La République des enfants – Cricket

Ayant mangé comme d’habitude en quelques minutes, je vais faire un tour à travers les hautes herbes des environs où pullulent des criquets aussi longs qu’une main d’adultes.

Lorsqu’ils s’envolent pour fuir sur quelques mètres, certains ont le dessous des ailes rouge, d’autres vert.

J’ai longtemps pris ces bêtes volantes pour des oiseaux style colibri, avant que mon objectif ne puisse en saisir un au sol sur le sable.

Quand nous reprenons le tournage un peu avant deux heures de l’après-midi, nous savons qu’il ne nous restent au maximum que deux heures et demi de soleil pour filmer, pour dire les choses autrement, quand arrive la coupure repas, ce sont les deux tiers de la journée qui ont été faits.

La République des enfants - Abigail et bébé

La République des enfants – Abigail et bébé

Au sein de la colonne, le bébé de Fatima en pleurs énerve tout le monde, dans l’histoire, comme sur le plateau, à part peut-être Abigail qui a vraiment une tendresse particulière pour les jeunes enfants.

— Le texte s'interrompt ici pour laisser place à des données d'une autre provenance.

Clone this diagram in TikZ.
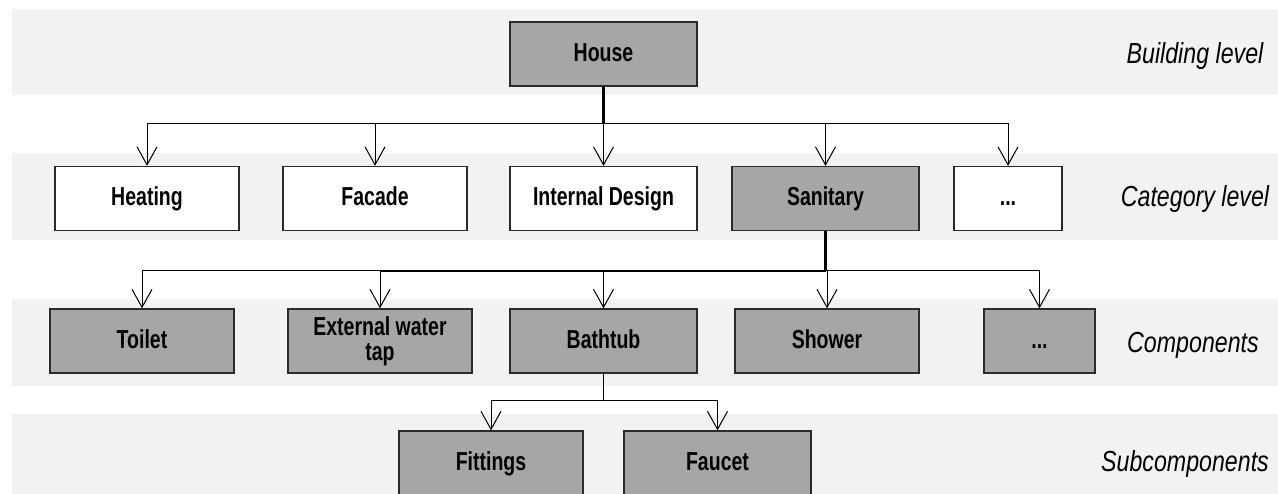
\documentclass[tikz,border=0pt]{standalone}
\usepackage{fontspec}
\newfontfamily\vfont[FakeStretch=0.75]{Liberation Sans}
\newfontfamily\lfont[FakeStretch=0.8]{Liberation Sans}
\usetikzlibrary{arrows.meta}
\definecolor{bandgray}{HTML}{F2F2F2}
\definecolor{boxgray}{HTML}{A6A6A6}
\definecolor{edgegray}{HTML}{2B2B2B}
\begin{document}
\begin{tikzpicture}[x=1pt,y=-1pt,
  bandfill/.style={fill=bandgray,draw=none},
  basebox/.style={draw=edgegray,line width=1.3pt,minimum height=64pt,inner sep=0pt,
    font=\vfont\bfseries\fontsize{26}{27}\selectfont,align=center},
  onel/.style={text height=19pt,text depth=4.4pt},
  gbox/.style={basebox,fill=boxgray},
  wbox/.style={basebox,fill=white},
  lvl/.style={font=\lfont\itshape\fontsize{29}{30}\selectfont,inner sep=0pt,
    text height=21pt,text depth=6pt},
  conn/.style={line width=1pt,-{Straight Barb[length=18pt,width=20pt,line width=1pt]}},
  thickline/.style={line width=2.7pt},
  midline/.style={line width=2pt}]
\useasboundingbox (0,0) rectangle (1278,494);
% bands
\fill[bandfill] (12,9) rectangle (1278,95.5);
\fill[bandfill] (12,153) rectangle (1278,240.5);
\fill[bandfill] (12,299) rectangle (1278,386);
\fill[bandfill] (12,414) rectangle (1278,494);
% level labels
\node[lvl] (l1) at (1195,56.5) {Building level};
\node[lvl] (l2) at (1195,199) {Category level};
\node[lvl] (l3) at (1193,345) {Components};
\node[lvl] (l4) at (1185,464) {Subcomponents};
% building
\node[gbox,onel,minimum width=187pt] (house) at (603.5,54) {House};
% categories
\node[wbox,onel,minimum width=184pt] (heating) at (147,198.5) {Heating};
\node[wbox,onel,minimum width=184pt] (facade) at (375,198.5) {Facade};
\node[wbox,onel,minimum width=187pt] (internal) at (603.5,198.5) {Internal Design};
\node[gbox,onel,minimum width=187pt] (sanitary) at (825.5,198.5) {Sanitary};
\node[wbox,onel,minimum width=108pt] (catdots) at (1008,198.5) {...};
% components
\node[gbox,onel,minimum width=184pt] (toilet) at (142,341) {Toilet};
\node[gbox,minimum width=184pt] (ewt) at (380,341) {External water\\[-2pt]tap};
\node[gbox,onel,minimum width=187pt] (bathtub) at (603.5,341) {Bathtub};
\node[gbox,onel,minimum width=184pt] (shower) at (827,341) {Shower};
\node[gbox,onel,minimum width=111pt] (compdots) at (1039.5,341) {...};
% subcomponents
\node[gbox,onel,minimum width=184pt] (fittings) at (491,463) {Fittings};
\node[gbox,onel,minimum width=187pt] (faucet) at (717.5,463) {Faucet};
% bus points
\coordinate (b1) at (603.5,124);
\coordinate (b2) at (825.5,271);
\coordinate (b3) at (603.5,401);
% building -> categories
\draw[thickline] (house.south) -- (b1);
\foreach \n in {heating,facade,internal,sanitary,catdots}
  \draw[conn] (b1) -| (\n.north);
% sanitary -> components
\draw[thickline] (sanitary.south) -- (b2);
\draw[midline] (b2) -- (ewt.north |- b2);
\foreach \n in {toilet,ewt,bathtub,shower,compdots}
  \draw[conn] (b2) -| (\n.north);
% bathtub -> subcomponents
\draw[line width=1.3pt] (bathtub.south) -- (b3);
\foreach \n in {fittings,faucet}
  \draw[conn] (b3) -| (\n.north);
\end{tikzpicture}
\end{document}
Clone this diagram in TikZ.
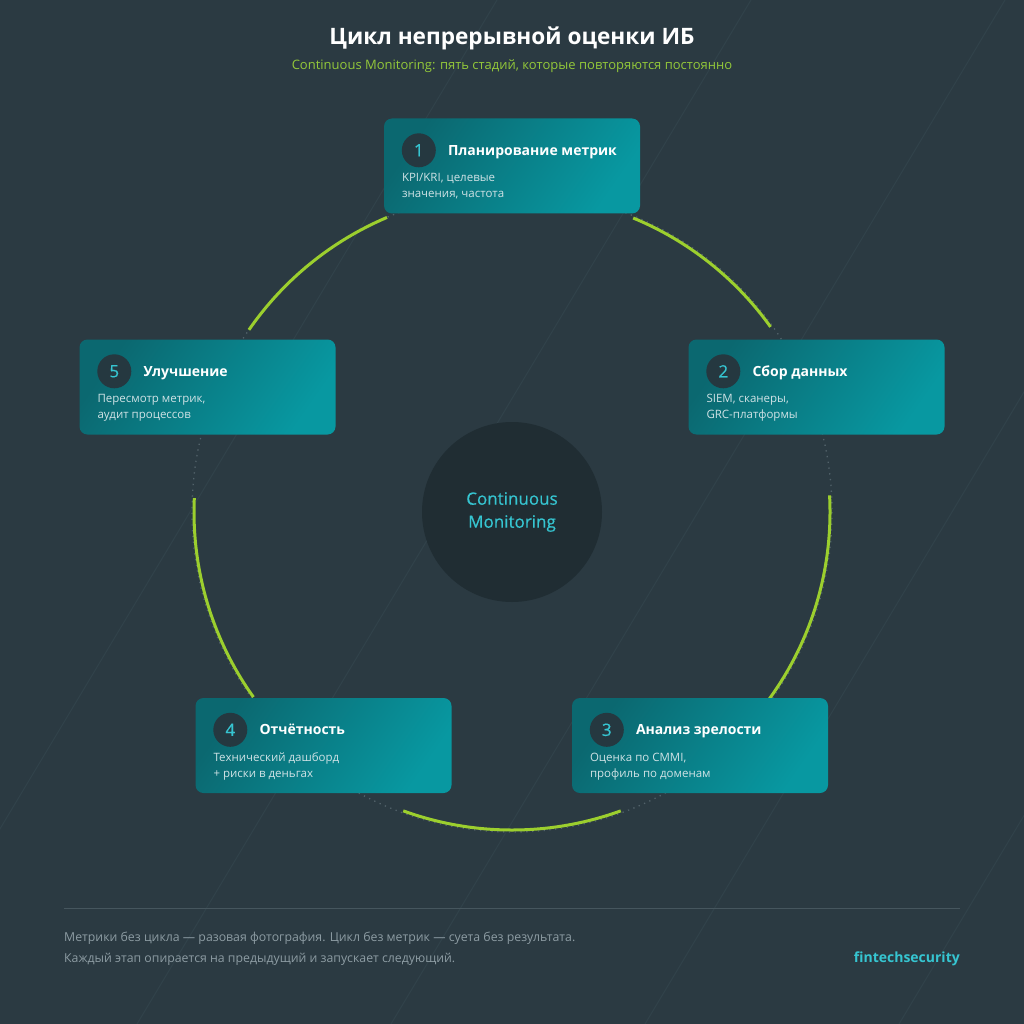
\documentclass[tikz,border=0pt]{standalone}
\usepackage{fontspec}
\setmainfont{Open Sans}
\newfontfamily\medfont{Open Sans}[FakeBold=0.5]
\usetikzlibrary{calc}
\definecolor{bg}{HTML}{2B3A42}
\definecolor{diagc}{HTML}{31424A}
\definecolor{dotc}{HTML}{52626A}
\definecolor{lime}{HTML}{9CCF2E}
\definecolor{subgreen}{HTML}{93C83A}
\definecolor{boxA}{HTML}{0B6870}
\definecolor{boxB}{HTML}{0898A1}
\definecolor{numbg}{HTML}{253840}
\definecolor{tealtxt}{HTML}{36C5D1}
\definecolor{desctxt}{HTML}{CFE2E5}
\definecolor{corebg}{HTML}{202D33}
\definecolor{footline}{HTML}{46565E}
\definecolor{foottxt}{HTML}{8D9CA3}
\tikzset{
  diagline/.style={draw=diagc, line width=1pt},
  dotring/.style={draw=dotc, line width=1.3pt, dash pattern=on 1.3pt off 4.5pt},
  greenarc/.style={draw=lime, line width=3pt},
  stagebox/.style={rectangle, rounded corners=8pt, minimum width=256pt, minimum height=95pt, inner sep=0pt,
    left color=boxA, right color=boxB, shading angle=55},
  numc/.style={circle, fill=numbg, minimum size=34pt, inner sep=0pt, text=tealtxt, font=\fontsize{17}{19}\medfont},
  stitle/.style={anchor=base west, inner sep=0pt, text=white, font=\fontsize{14}{17}\selectfont\bfseries},
  sdesc/.style={anchor=north west, inner sep=0pt, align=left, text=desctxt, font=\fontsize{11.5}{16}\selectfont},
}
\begin{document}
\begin{tikzpicture}[x=1pt,y=-1pt]
\useasboundingbox (0,0) rectangle (1024,1024);
\fill[bg] (0,0) rectangle (1024,1024);
\begin{scope}
\clip (0,0) rectangle (1024,1024);
\foreach \x in {497,751,1005,1259,1513} \draw[diagline] (\x,0) -- (\x-614,1024);
\end{scope}
\coordinate (c) at (512,512);
\draw[dotring] (c) circle[radius=320];
\draw[greenarc] ([shift={(-67.6:318)}]c) arc[start angle=-67.6, end angle=-35.6, radius=318];
\draw[greenarc] ([shift={(-3:318)}]c) arc[start angle=-3, end angle=36, radius=318];
\draw[greenarc] ([shift={(70:318)}]c) arc[start angle=70, end angle=110, radius=318];
\draw[greenarc] ([shift={(144.4:318)}]c) arc[start angle=144.4, end angle=182.5, radius=318];
\draw[greenarc] ([shift={(-145.3:320)}]c) arc[start angle=-145.3, end angle=-113, radius=320];

\node[stagebox] (b1) at (512,166) {};
\node[stagebox] (b2) at (816.5,387) {};
\node[stagebox] (b3) at (700,745.5) {};
\node[stagebox] (b4) at (323.5,745.5) {};
\node[stagebox] (b5) at (207.5,387) {};

\foreach \b/\n/\t/\d in {b1/1/Планирование метрик/{KPI/KRI, целевые\\значения, частота},
  b2/2/Сбор данных/{SIEM, сканеры,\\GRC-платформы},
  b3/3/Анализ зрелости/{Оценка по CMMI,\\профиль по доменам},
  b4/4/Отчётность/{Технический дашборд\\+ риски в деньгах},
  b5/5/Улучшение/{Пересмотр метрик,\\аудит процессов}} {
  \node[numc] (\b n) at ($(\b.north west)+(35,32)$) {\n};
  \node[stitle] (\b t) at ($(\b.north west)+(64,37)$) {\t};
  \node[sdesc] (\b d) at ($(\b.north west)+(18,55)$) {\d};
}

\node[circle, fill=corebg, minimum size=180pt, inner sep=0pt, align=center, text=tealtxt,
  font=\fontsize{17}{23}\medfont] (core) at (c) {Continuous\\Monitoring};

\node[text=white, font=\fontsize{22.6}{27}\selectfont\bfseries, inner sep=0pt] (title) at (512,38) {Цикл непрерывной оценки ИБ};
\node[text=subgreen, font=\fontsize{13}{16}\selectfont, inner sep=0pt] (subtitle) at (512,66) {Continuous Monitoring: пять стадий, которые повторяются постоянно};

\coordinate (fl) at (64,908);
\coordinate (fr) at (960,908);
\draw[footline, line width=1pt] (fl) -- (fr);
\node[anchor=base west, inner sep=0pt, text=foottxt, font=\fontsize{12.3}{15}\selectfont] (f1) at (64,941) {Метрики без цикла — разовая фотография. Цикл без метрик — суета без результата.};
\node[anchor=base west, inner sep=0pt, text=foottxt, font=\fontsize{12.3}{15}\selectfont] (f2) at (64,962) {Каждый этап опирается на предыдущий и запускает следующий.};
\node[anchor=base east, inner sep=0pt, text=tealtxt, font=\fontsize{14}{17}\selectfont\bfseries] (brand) at (960,962) {fintechsecurity};
\end{tikzpicture}
\end{document}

Profitant d’un moment d’arrêt de la troupe, Fatima donne une banane à manger à son enfant afin de le calmer.

Mon de Ferro, à l’affut de tout, quitte alors la queue de la colonne et accoure vers elle, indifférent et inconscient du danger des mines qui pourraient exploser là.

Il la tance sévèrement et lui prend la nourriture qui, décrète-il, ne doit être réservée qu’à lui.

C’est donc à cette partie de la séquence que va être consacrée toute l’après-midi.

En utilisant toujours le même travelling qui longe la colonne, la caméra suit latéralement Mon de Ferro courant de sa position de départ jusqu’à celle de la pauvre Fatima.

Il faudra plusieurs prises pour trouver le bon rythme et la bonne place d’arrêt de Hedviges vue la rapidité du mouvement. Le plan n’est pas très large, il faut donc que chacun s’arrête à une place précise et déterminée à l’avance.

La République des enfants – 2 / 8 t4 – perche au centre, stéréo MS décodé L&R

Par bonheur, nous referons cette partie de la séquence en champ et contrechamp, ce qui permettra ainsi de se passer du bébé sur le texte de Mon de Ferro.

La journée se termine là, le temps de ranger et nous rentrons dans la nuit qui tombe.